I wanted to see how this week's price action in gold would resolve itself so that I could do a bit of analysis on the market. Keep in mind that this is LONG TERM stuff. The nature of markets nowadays being what it is (they are run by hedge fund algorithms which do not think but just issue buy or sell orders automatically once certain trips are triggered) it helps to get a sense of where we are in the general scheme of things by looking at the larger picture to see if we can identify a long term trend.
I realize that the chart is cluttered but it needs to be in order to show the areas I have pinpointed that need some attention given to them. I have laid out TWO separate Fibonacci retracement patterns starting with the 2001 low and extending to the 2011 peak PLUS one starting with the 2008 low and running to that same 2011 peak up above $1900.
Then I have drawn in TWO separate pitchforks - one for use during the bullish phase and one for use during this now bearish phase.
I am interested in seeing the intersections between these various levels that are generated. Look at the area I have noted with an ellipse. It contains TWO Fibonacci retracement levels - the 38.2% retracement of the entire rally beginning in 2001 and the critical 50% retracement rally from the 2008-2011 rally.

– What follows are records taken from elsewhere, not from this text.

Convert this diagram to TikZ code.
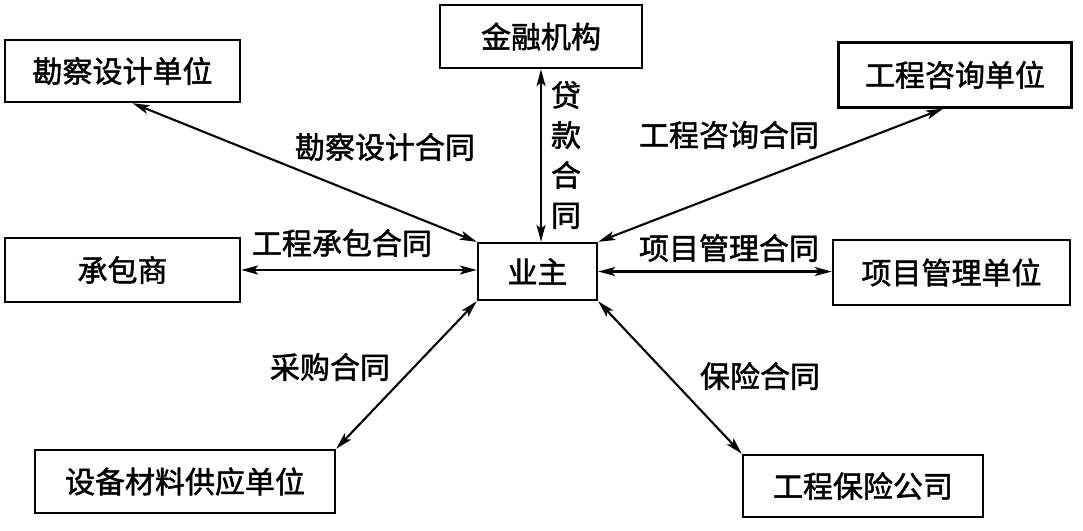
\documentclass[tikz,border=0pt]{standalone}
\usepackage{fontspec}
\newfontfamily\cjk{Noto Sans CJK SC}[FakeBold=1.6]
\usetikzlibrary{arrows.meta,calc}
\begin{document}
\begin{tikzpicture}[x=1pt,y=-1pt,
  box/.style={draw, line width=2.4pt, inner sep=0pt, font=\cjk\fontsize{30}{36}\selectfont},
  lab/.style={inner sep=0pt, font=\cjk\fontsize{30}{36}\selectfont},
  tip/.tip={Stealth[length=17pt,width=9pt,inset=4pt]},
  conn/.style={line width=2.1pt, tip-tip}]
\useasboundingbox (0,0) rectangle (1083,530);
% boxes
\node[box, minimum width=202pt, minimum height=63pt] (jr) at (541,36.5) {金融机构};
\node[box, minimum width=235pt, minimum height=62pt] (kc) at (122.5,71) {勘察设计单位};
\node[box, minimum width=233pt, minimum height=65pt] (zx) at (955,75) {工程咨询单位};
\node[box, minimum width=235pt, minimum height=64pt] (cb) at (122.5,270) {承包商};
\node[box, minimum width=119pt, minimum height=57pt] (yz) at (537.5,271.5) {业主};
\node[box, minimum width=237pt, minimum height=65pt] (xm) at (951.5,272.5) {项目管理单位};
\node[box, minimum width=300pt, minimum height=63pt] (sb) at (185,481.5) {设备材料供应单位};
\node[box, minimum width=240pt, minimum height=62pt] (bx) at (863,486) {工程保险公司};
% connectors
\draw[conn] ($(kc.south)+(10,0)$) -- (yz.north west);
\draw[conn] (cb.east) -- (cb.east -| yz.west);
\draw[conn] (jr.south) -- (jr.south |- yz.north);
\draw[conn] (yz.north east) -- ($(zx.south)+(-12,0)$);
\draw[conn] (yz.east) -- (yz.east -| xm.west);
\draw[conn] (yz.south west) -- (sb.north east);
\draw[conn] (yz.south east) -- (bx.north west);
% labels
\node[lab] (l1) at (385,147) {勘察设计合同};
\node[lab] (l2) at (342,243) {工程承包合同};
\node[lab, align=center, font=\cjk\fontsize{30}{40}\selectfont] (l3) at (566,155) {贷\\款\\合\\同};
\node[lab] (l4) at (729,135) {工程咨询合同};
\node[lab] (l5) at (729,248) {项目管理合同};
\node[lab] (l6) at (330,367) {采购合同};
\node[lab] (l7) at (760,376) {保险合同};
\end{tikzpicture}
\end{document}
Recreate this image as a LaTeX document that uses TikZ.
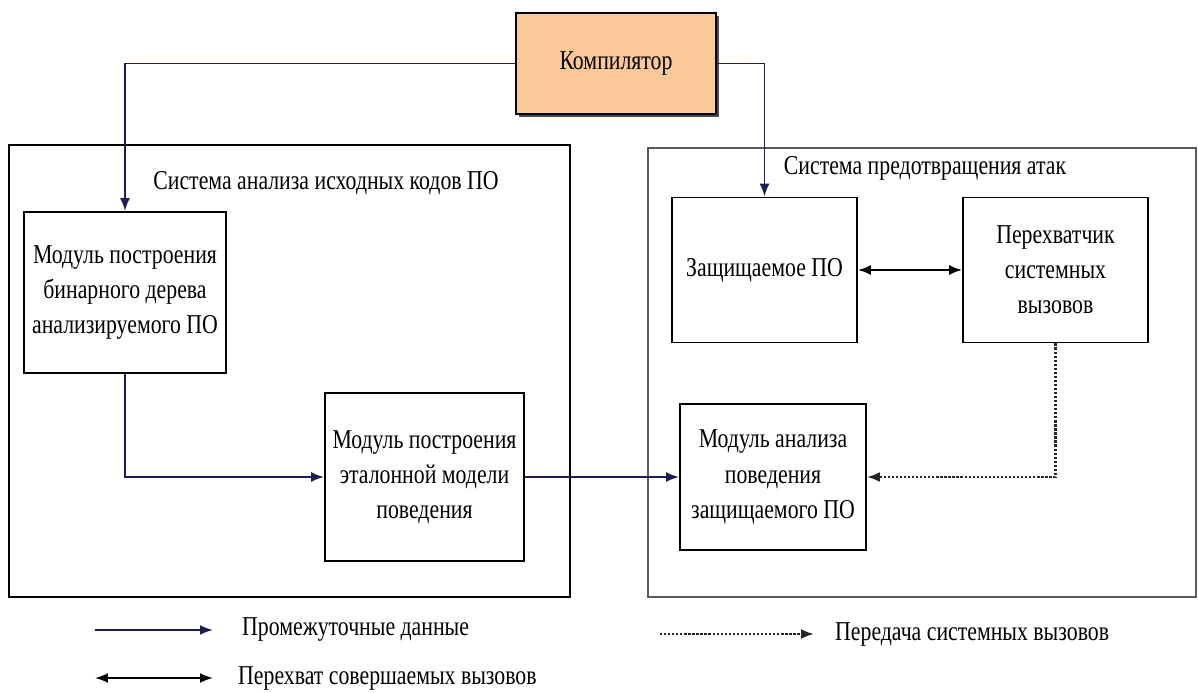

Can you see how those center around the $1300 level?
Now note the two pitchforks - the one uptrending, and the other downtrending and locate the intersection of the median or middle lines in both forks. Can you see how it come in right on top of the previously mentioned TWO Fibonacci retracement levels?
What does all this entrail reading denote? Simple - the area near and around the $1300 level is now critical for gold's fortunes as we move forward. I believe it has as much significance as the former support zone back up near the $1525 region.
If this region fails for any reason, gold is going to fall first to $1200 and then possibly $1100 - $1092. That would dovetail with the BEARISH FLAG FORMATION I have noted on a previously posted daily gold chart that would target another $200 drop if this week's low were to be violated on HEAVY VOLUME.
If the bulls can hold this market above this week's low but certainly above the $1300 level, then they stand a real chance of forcing a period of price consolidation or sideways movement. I believe it is too much to expect this market to ricochet sharply higher after the psychological beating that the bulls have received this past week.
While it is certainly encouraging to see the strong physical offtake that these lower prices are stimulating, it will require the return of the hedge funds to the long side of this market to take it sharply higher. for that to transpire, we must see fears of inflation displacing fears of deflation or slowing growth. Falling interest rates globally are showing that currently there exists no fear of inflation from Central Bank money creation at this point.
This week's Commitment of Traders report might be misleading to some because it shows Hedge Fund short covering occurring. Some might be tempted to think that they are abandoning the short side of the market. What needs to be understood is that gold plummeted over $200 in the matter of a couple of days. When it hit $1320, some shorts prudently booked some profits. The market then popped $40 off of that level. The next day, Tuesday, it fell back down to that $1320 level, but rebounded all the way back up towards $1400. That buying was SHORT COVERING on the part of the hedge funds. Once it showed that it was not going to break support, they rang the cash register on some short positions. They are however looking to sell rallies so they probably re-entered above $1400 during today's session (Friday).
We saw similar data in the COT for both silver and copper. Both of these metals showed that same short covering by the hedgies. In copper they covered some of their shorts below the $3.25 level on Monday and Tuesday. In silver, they covered some of their shorts on the steep fall towards $22. The trends in these metals are lower however and that means rallies will be sold by the speculative crowd dominated by the hedge funds.
To force some of these guys out of their short positions, it is going to take a concerted effort by the bulls to push price high enough to trigger their algorithms into buying. I am not sure where that catalyst might come from in the very near future. For starters I would need to see some sort of upside reversals in various commodity futures markets, notably copper and crude oil/gasoline and then the grains. In other words, the CCI would need to forge a bottom and show a definite upward turn with a trend change.
Fundamentally, we need to see a rise in real wages as well. Interest rates also would need to show a shift in the curve towards anticipation of inflation by the bond markets. They will pick it up long before the herd that looks only at equities figures it out.